I am trying to prove the predicate existing relationship of the linorder.

In such a case, I think a might be equal to b, according to the `predicate.eval`

I am not very clear about the relation between the order and linorder. Because like (<) in nat is an order, a < b then a < b or b < a will be always established.

you have a linorder on `'a`

, that does not say anything on having an order on a function

so the question should be recalled back to prove the linorder relation of predicate, whether I could understand in this way

No, the question is: what do you want to prove

and what you want to model

and how

in general, total orders on base elements does not mean anything on a function on those elements

even with lattices, you only get a partial order

okay, I want to implement a symbolic automaton, in which transition is the predicate, thus I include the predicate in the rexp(Sym). And I built on the basic of regular set in afp. When the type of character is nat, it belongs to the linear order. Currently, My theory could not handle such case, that's why I want to prove its linorder.

the original library is built on atom 'a, then linear order holds on

I see the predicate is a complete-lattices, but not linorder.

Wait let's go a step back before going onto the Isabelle part: what does it mean for an automata to have a total order?

or do you want to express the subset relationship on the recognized languages?

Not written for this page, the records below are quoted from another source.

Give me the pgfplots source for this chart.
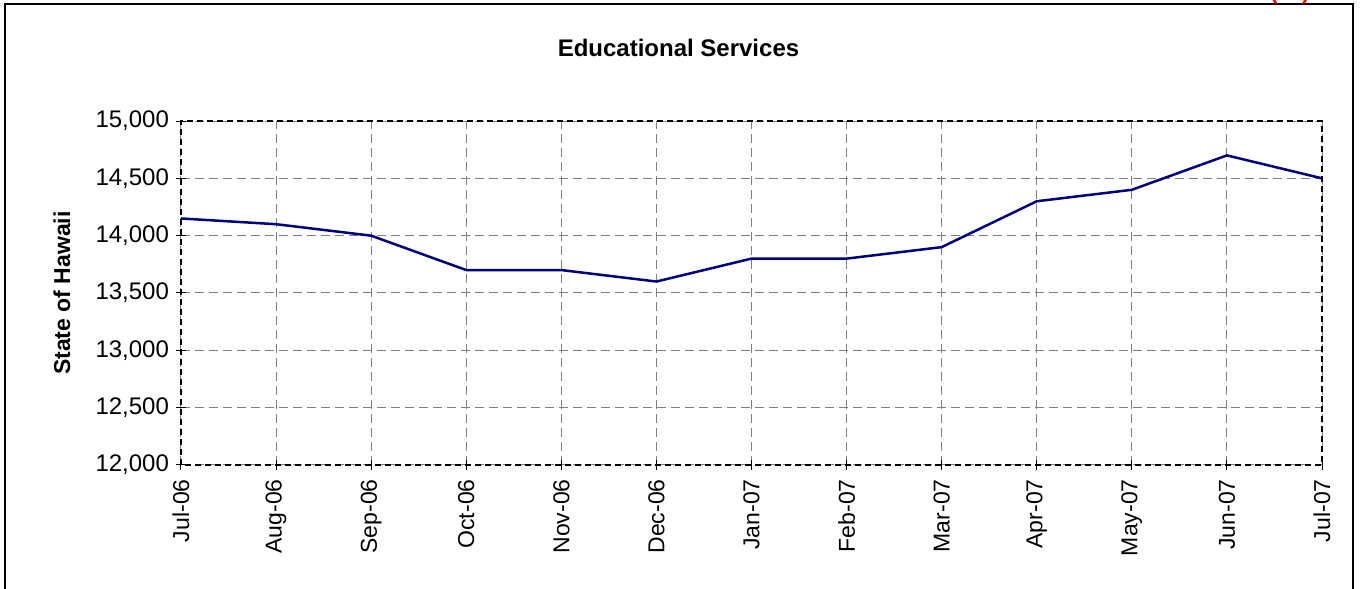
\documentclass[border=0pt]{standalone}
\usepackage{pgfplots}
\pgfplotsset{compat=1.18}
\usepackage{fontspec}
\setmainfont{Liberation Sans}
\begin{document}
\begin{tikzpicture}[x=1pt,y=1pt]
\useasboundingbox (0,0) rectangle (681,294.5);
% outer frame
\draw[line width=1pt] (2.5,-10) rectangle (676.5,292.5);
\node[anchor=base, text=red, font=\fontsize{11}{13}\bfseries\selectfont] at (645,294.5) {(12)};
\node[font=\fontsize{12}{14}\bfseries\selectfont] at (339.25,270.5) {Educational Services};
\begin{axis}[
  at={(90.5pt,62pt)}, anchor=south west,
  scale only axis,
  width=570.5pt, height=172pt,
  xmin=0, xmax=12, ymin=12000, ymax=15000,
  xtick={0,...,12},
  xticklabels={Jul-06,Aug-06,Sep-06,Oct-06,Nov-06,Dec-06,Jan-07,Feb-07,Mar-07,Apr-07,May-07,Jun-07,Jul-07},
  ytick={12000,12500,...,15000},
  x tick label style={rotate=90, anchor=east, font=\fontsize{11.5}{13}\selectfont, inner sep=4.5pt},
  y tick label style={font=\fontsize{12}{14}\selectfont},
  /pgf/number format/assume math mode=true,
  /pgf/number format/1000 sep={,},
  scaled y ticks=false,
  tick align=center,
  major tick length=5pt,
  tick style={black, line width=0.5pt},
  xtick pos=bottom, ytick pos=left,
  grid=major,
  major grid style={gray, line width=0.5pt, dash pattern=on 4.5pt off 2.5pt},
  axis line style={black, line width=1.4pt, dash pattern=on 3pt off 2pt},
  ylabel={State of Hawaii},
  every axis y label/.style={at={(rel axis cs:0,0.5)}, xshift=-59.5pt, rotate=90, anchor=center,
    font=\fontsize{11.5}{13}\bfseries\selectfont},
  clip=false,
]
\addplot[color={rgb,255:red,0;green,0;blue,128}, line width=1.25pt] coordinates {
  (0,14150) (1,14100) (2,14000) (3,13700) (4,13700) (5,13600) (6,13800)
  (7,13800) (8,13900) (9,14300) (10,14400) (11,14700) (12,14500)
};
\end{axis}
\end{tikzpicture}
\end{document}
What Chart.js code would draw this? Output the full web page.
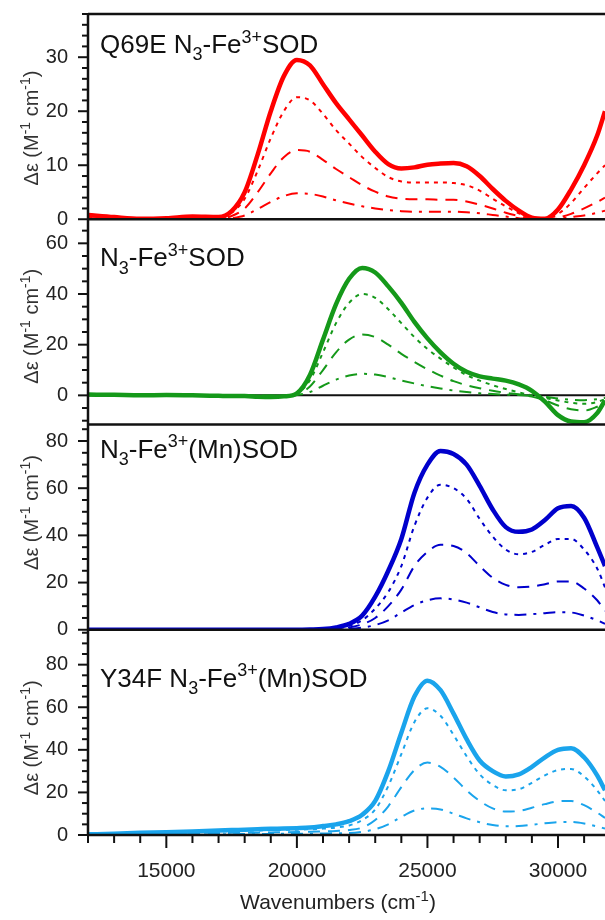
<!DOCTYPE html>
<html>
<head>
<meta charset="utf-8">
<script src="https://cdn.jsdelivr.net/npm/chart.js@4.4.1/dist/chart.umd.min.js"></script>
<style>
  html, body { margin: 0; padding: 0; background: #fff; }
</style>
</head>
<body>
<canvas id="cdChart" width="605" height="920"></canvas>
<script>
const wavenumbers = [
  12000, 13000, 14000, 15000, 16000, 17000,
  17500, 18000, 18500, 19000, 19500,
  20000, 20500, 21000, 21500, 22000,
  22500, 23000, 23500, 24000, 24500,
  25000, 25500, 26000, 26500, 27000,
  27500, 28000, 28500, 29000, 29500,
  30000, 30500, 31000, 31500, 31800
];
const xTickLabels = [15000, 20000, 25000, 30000];

// Q69E N3-Fe3+SOD
const q69eSolid = [0.8, 0.4, 0.1, 0.2, 0.5, 0.4, 1.5, 5, 12, 20, 26.5, 29.5, 28.5, 25, 21.5, 18.5, 15.5, 12.5, 10.2, 9.4, 9.6, 10.1, 10.3, 10.4, 9.8, 8, 5.6, 3.4, 1.6, 0.3, 0.1, 1.8, 5.5, 10, 15.5, 20];
const q69eDotted = [0.3, 0.2, 0.1, 0.1, 0.2, 0.2, 1.2, 3.8, 9, 15, 20, 22.6, 22, 19.5, 16.5, 14, 11.5, 9.5, 7.8, 7, 6.8, 6.8, 6.8, 6.7, 6.3, 5.3, 3.8, 2.4, 1.1, 0.3, 0.1, 1, 3, 5.8, 8.5, 10];
const q69eDashed = [0.2, 0.1, 0, 0, 0.1, 0.1, 0.6, 2, 5, 8.5, 11.5, 12.8, 12.5, 11, 9.3, 7.8, 6.3, 5.1, 4.2, 3.8, 3.7, 3.7, 3.6, 3.6, 3.3, 2.7, 2, 1.2, 0.6, 0.1, 0, 0.3, 1, 2, 3.2, 4];
const q69eDashDot = [0.1, 0, 0, 0, 0, 0, 0.2, 0.7, 1.9, 3.2, 4.3, 4.8, 4.7, 4.2, 3.5, 2.9, 2.4, 2, 1.7, 1.5, 1.4, 1.4, 1.4, 1.4, 1.3, 1.1, 0.8, 0.5, 0.2, 0, 0, 0.1, 0.4, 0.7, 1.2, 1.6];

// N3-Fe3+SOD
const wtSolid = [0.3, 0.2, 0, 0.1, 0, -0.2, -0.3, -0.3, -0.5, -0.6, -0.4, 0.8, 8, 22, 36, 46, 50.3, 48.5, 43, 36.5, 29, 22.5, 17, 12.5, 9.3, 7.5, 6.6, 5.8, 4.3, 1.8, -2.5, -7.8, -10.3, -10.6, -7, -2];
const wtDotted = [0.2, 0.1, 0, 0.1, 0, -0.1, -0.2, -0.2, -0.3, -0.4, -0.3, 0.6, 6, 17, 28.5, 36.5, 40, 38.5, 34, 28.5, 23, 18.3, 14.5, 11, 8, 5.8, 4, 2.5, 1.2, 0, -1, -2, -2.9, -3.3, -2.6, -1.5];
const wtDashed = [0.1, 0, 0, 0, 0, -0.1, -0.1, -0.1, -0.2, -0.2, -0.2, 0.3, 3.5, 10, 17, 22, 24, 23, 20, 16.4, 13.2, 10.3, 7.8, 5.6, 4, 2.8, 1.8, 1, 0.4, -0.5, -2, -4, -5.5, -6, -4.5, -3];
const wtDashDot = [0, 0, 0, 0, 0, 0, 0, 0, -0.1, -0.1, -0.1, 0.1, 1.3, 3.8, 6.2, 7.8, 8.5, 8.2, 7.2, 5.9, 4.7, 3.6, 2.7, 1.9, 1.3, 0.8, 0.5, 0.3, 0.1, -0.2, -0.6, -1.2, -1.7, -1.9, -1.5, -1];

// N3-Fe3+(Mn)SOD
const mnSolid = [0, 0, 0, 0, 0, 0, 0, 0, 0, 0, 0, 0, 0.1, 0.3, 1, 2.5, 6, 14, 25, 38.5, 58, 70, 75.8, 74.5, 70, 61, 51, 43.5, 41.5, 42.5, 46.5, 51.5, 52.5, 47.5, 35, 27];
const mnDotted = [0, 0, 0, 0, 0, 0, 0, 0, 0, 0, 0, 0, 0, 0.1, 0.5, 1.7, 4, 9, 16, 27, 44, 56, 61.5, 60, 55.5, 47, 39.5, 34, 32, 33, 36, 38.5, 38.5, 34, 26, 18];
const mnDashed = [0, 0, 0, 0, 0, 0, 0, 0, 0, 0, 0, 0, 0, 0.1, 0.3, 1, 2.3, 5, 10, 17, 27, 33, 36, 35.5, 32.5, 27, 22, 19, 18, 18.3, 19.3, 20.5, 20.5, 17.5, 12.5, 8];
const mnDashDot = [0, 0, 0, 0, 0, 0, 0, 0, 0, 0, 0, 0, 0, 0, 0.1, 0.4, 0.9, 2, 4, 7.3, 10.5, 12.5, 13.3, 12.8, 11.5, 9.5, 7.5, 6.5, 6.3, 6.6, 7, 7.4, 7.3, 6, 4, 2.5];

// Y34F N3-Fe3+(Mn)SOD
const y34fSolid = [0.3, 0.6, 1, 1.3, 1.7, 2.1, 2.3, 2.5, 2.7, 2.9, 3, 3.2, 3.5, 4.2, 5, 6.5, 9.5, 16, 30, 48, 65, 72.5, 68, 57, 45, 35, 30, 27.5, 28.5, 32, 36.5, 40, 40.8, 36.5, 28, 21];
const y34fDotted = [0.2, 0.4, 0.7, 1, 1.3, 1.6, 1.8, 2, 2.1, 2.3, 2.4, 2.5, 2.7, 3, 3.5, 4.5, 7, 12, 23, 38, 53, 59.5, 56, 47, 37, 28.5, 23.5, 21, 21.5, 24.5, 28, 30.5, 31, 27.5, 21, 16];
const y34fDashed = [0.1, 0.2, 0.4, 0.6, 0.8, 0.9, 1, 1, 1.1, 1.2, 1.3, 1.4, 1.5, 1.7, 1.9, 2.3, 3.5, 7, 13.5, 22.5, 30.5, 34, 32, 27, 21, 16, 12.5, 11, 11.3, 12.8, 14.5, 15.8, 16, 14, 10.5, 8];
const y34fDashDot = [0, 0.1, 0.2, 0.3, 0.3, 0.4, 0.4, 0.5, 0.5, 0.5, 0.6, 0.6, 0.6, 0.7, 0.8, 0.9, 1.5, 2.7, 5, 8.5, 11.5, 12.5, 12, 10, 7.8, 6, 4.7, 4.1, 4.2, 4.8, 5.5, 6, 6.1, 5.4, 4, 3];

const FONT = "'Liberation Sans', Arial, sans-serif";

// panels top to bottom
const panels = [
  { id: 'yA', color: '#ff0000', min: 0, max: 38, major: 10, minor: 2,
    series: [q69eSolid, q69eDotted, q69eDashed, q69eDashDot],
    label: [['Q69E N', ''], ['3', 'sub'], ['-Fe', ''], ['3+', 'sup'], ['SOD', '']], labelY: 39, titleY: 114 },
  { id: 'yB', color: '#15991a', min: -11.5, max: 69.5, major: 20, minor: 5, zeroLine: true,
    series: [wtSolid, wtDotted, wtDashed, wtDashDot],
    label: [['N', ''], ['3', 'sub'], ['-Fe', ''], ['3+', 'sup'], ['SOD', '']], labelY: 47, titleY: 107 },
  { id: 'yC', color: '#0000cc', min: 0, max: 87, major: 20, minor: 5,
    series: [mnSolid, mnDotted, mnDashed, mnDashDot],
    label: [['N', ''], ['3', 'sub'], ['-Fe', ''], ['3+', 'sup'], ['(Mn)SOD', '']], labelY: 33, titleY: 88 },
  { id: 'yD', color: '#1aa4ec', min: 0, max: 96.4, major: 20, minor: 5,
    series: [y34fSolid, y34fDotted, y34fDashed, y34fDashDot],
    label: [['Y34F N', ''], ['3', 'sub'], ['-Fe', ''], ['3+', 'sup'], ['(Mn)SOD', '']], labelY: 57, titleY: 108 }
];

const lineStyles = [
  { width: 4.5, dash: [] },
  { width: 2, dash: [4, 5] },
  { width: 2, dash: [12, 8] },
  { width: 2, dash: [12, 7, 3, 7] }
];

const yTitle = [['\u0394\u03b5 (M', ''], ['-1', 'sup'], [' cm', ''], ['-1', 'sup'], [')', '']];
const xTitle = [['Wavenumbers (cm', ''], ['-1', 'sup'], [')', '']];

function drawRich(ctx, x, y, parts, size, align) {
  const fontOf = kind => (kind ? Math.round(size * 0.7) : size) + 'px ' + FONT;
  const widths = parts.map(([t, k]) => { ctx.font = fontOf(k); return ctx.measureText(t).width; });
  const total = widths.reduce((a, b) => a + b, 0);
  let cx = align === 'center' ? x - total / 2 : x;
  parts.forEach(([t, k], i) => {
    ctx.font = fontOf(k);
    const dy = k === 'sub' ? size * 0.28 : k === 'sup' ? -size * 0.4 : 0;
    ctx.fillText(t, cx, y + dy);
    cx += widths[i];
  });
}

function line(ctx, x1, y1, x2, y2) {
  ctx.beginPath();
  ctx.moveTo(x1, y1);
  ctx.lineTo(x2, y2);
  ctx.stroke();
}

const framePlugin = {
  id: 'frame',
  beforeDatasetsDraw(chart) {
    const { ctx, chartArea } = chart;
    ctx.save();
    ctx.strokeStyle = '#111';
    ctx.lineWidth = 2;
    panels.filter(p => p.zeroLine).forEach(p => {
      const y0 = chart.scales[p.id].getPixelForValue(0);
      line(ctx, chartArea.left, y0, chartArea.right, y0);
    });
    ctx.restore();
  },
  afterDraw(chart) {
    const { ctx, chartArea } = chart;
    const xs = chart.scales.x;
    const left = chartArea.left;
    ctx.save();
    ctx.strokeStyle = '#111';
    ctx.fillStyle = '#111';
    ctx.lineWidth = 2.5;

    // frame: top border, panel boundaries, left axis
    line(ctx, left, chartArea.top, chartArea.right, chartArea.top);
    panels.forEach(p => {
      const s = chart.scales[p.id];
      line(ctx, left, s.bottom, chartArea.right, s.bottom);
    });
    line(ctx, left, chartArea.top, left, chartArea.bottom);

    // y ticks
    ctx.lineWidth = 2;
    panels.forEach(p => {
      const s = chart.scales[p.id];
      const first = Math.ceil(p.min / p.minor);
      const last = Math.floor(p.max / p.minor);
      for (let k = first; k <= last; k++) {
        const v = k * p.minor;
        const py = s.getPixelForValue(v);
        const isMajor = Math.abs(v / p.major - Math.round(v / p.major)) < 1e-6;
        line(ctx, left - (isMajor ? 10 : 6), py, left, py);
      }
    });

    // x ticks and labels
    for (let v = 12000; v <= xs.max; v += 1000) {
      const px = xs.getPixelForValue(v);
      line(ctx, px, chartArea.bottom, px, chartArea.bottom + (v % 5000 === 0 ? 13 : 8));
    }
    ctx.fillStyle = '#222';
    ctx.font = '21px ' + FONT;
    ctx.textAlign = 'center';
    ctx.textBaseline = 'alphabetic';
    xTickLabels.forEach(v => {
      ctx.fillText(String(v), xs.getPixelForValue(v), 877);
    });
    ctx.textAlign = 'left';

    // panel labels and y titles
    panels.forEach(p => {
      const s = chart.scales[p.id];
      ctx.fillStyle = '#111';
      drawRich(ctx, 100, s.top + p.labelY, p.label, 26, 'left');
      ctx.save();
      ctx.fillStyle = '#333';
      ctx.translate(38, s.top + p.titleY);
      ctx.rotate(-Math.PI / 2);
      drawRich(ctx, 0, 0, yTitle, 20, 'center');
      ctx.restore();
    });

    ctx.fillStyle = '#222';
    drawRich(ctx, 338, 909, xTitle, 21, 'center');
    ctx.restore();
  }
};

function buildDatasets() {
  const sets = [];
  panels.forEach(p => {
    p.series.forEach((values, i) => {
      sets.push({
        data: wavenumbers.map((x, j) => ({ x, y: values[j] })),
        yAxisID: p.id,
        borderColor: p.color,
        borderWidth: lineStyles[i].width,
        borderDash: lineStyles[i].dash,
        borderCapStyle: 'butt',
        pointRadius: 0,
        fill: false,
        tension: 0.4,
        cubicInterpolationMode: 'monotone',
        order: 4 - i
      });
    });
  });
  return sets;
}

function yScale(p) {
  return {
    type: 'linear',
    position: 'left',
    stack: 'panels',
    stackWeight: 1,
    min: p.min,
    max: p.max,
    grid: { display: false, drawTicks: false },
    border: { display: false },
    ticks: {
      stepSize: p.major,
      includeBounds: false,
      padding: 20,
      color: '#222',
      font: { family: FONT, size: 20 },
      callback: v => (v % p.major === 0 ? String(v) : '')
    },
    afterFit: s => {
      s.width = 88;
      s.paddingTop = 0;
      s.paddingBottom = 0;
    }
  };
}

const scales = {
  x: {
    type: 'linear',
    position: 'bottom',
    min: 12000,
    max: 31800,
    grid: { display: false, drawTicks: false },
    border: { display: false },
    ticks: { display: false, stepSize: 5000, includeBounds: false },
    afterFit: s => {
      s.height = 85;
      s.paddingLeft = 0;
      s.paddingRight = 0;
    }
  }
};
// stacked axes are laid out bottom first
[...panels].reverse().forEach(p => { scales[p.id] = yScale(p); });

new Chart(document.getElementById('cdChart'), {
  type: 'line',
  data: { datasets: buildDatasets() },
  options: {
    responsive: false,
    animation: false,
    devicePixelRatio: 1,
    layout: { padding: { top: 14, left: 0, right: 0, bottom: 0 } },
    scales,
    plugins: { legend: { display: false }, tooltip: { enabled: false } }
  },
  plugins: [framePlugin]
});
</script>
</body>
</html>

I use the method of derivative on regular expression

and it must be built on normal forms, and need some arbitrary total order on regular expressions

The relation \le can be some arbitrary total order on regular expressions. Our concrete definition (omitted) works as follows. Expressions with different constructors at the root are compared according to some arbitrary fixed total order of the constructors. Expressions with the same constructor at the root are compared according to the lexicographic order of the arguments. Atoms are assumed to be totally ordered. More precisely, \le is restricted to regular expressions over natural numbers. cite `Proof Pearl: Regular Expression Equivalence and Relation Algebra`

if you just need a total order, I think that you could ignore most of the Sym problem… something like `Sym a < Sym b`

iff `a 0 < b 0`

but I am not sure at the moment.

what you do not want is working on the function as a function to build an order

Sorry, not understand the final sentence, not very familiar with the function on order.

Why I need a total order or linear order lies on I could verify the bool value, but not for the nat value. So I guess the problem lies on the rexp doesn't support linear. If available, I could email you the project and see where is the problem on.